Compare how each side frames the story — including which facts they emphasize or leave out.

Center-leaning sources frame Meta as retreating from an overhyped metaverse by using evaluative language ('killing,' 'shallow husk'), emphasizing layoffs, losses, and waning headset sales, while highlighting Bosworth's quotes as source content. Editorial choices prioritize decline narratives and mobile pivot, marginalizing counterexamples or broader corporate strategy context.

FAQ

Dig deeper on this story with frequently asked questions.

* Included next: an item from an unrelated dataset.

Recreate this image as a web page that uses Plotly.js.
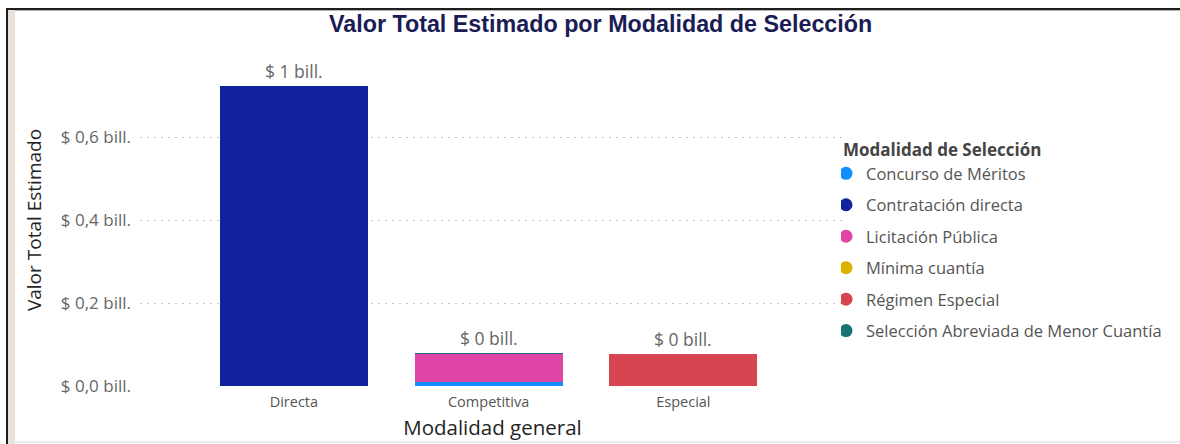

By March 31, 2026, Horizon Worlds and Events will no longer appear in the Quest Store, and worlds like Horizon Central, Events Arena, Kaiju, and Bobber Bay will be unavailable in VR. Existing worlds remain accessible until June 15, 2026, after which the Horizon Worlds app is removed from Quest.

Meta reversed the full shutdown after fans reached out, as acknowledged by CTO Andrew Bosworth in an Instagram AMA, prompting the company to maintain VR support for existing games while shifting new development to mobile.

Meta is prioritizing mobile development for Horizon Worlds and the Horizon Engine, separating the Quest VR platform from Worlds to focus each independently, with no new Horizon Worlds games added to VR.

The mobile Horizon Worlds app has achieved about 45 million downloads, and consumers have spent roughly $1.1 million on it.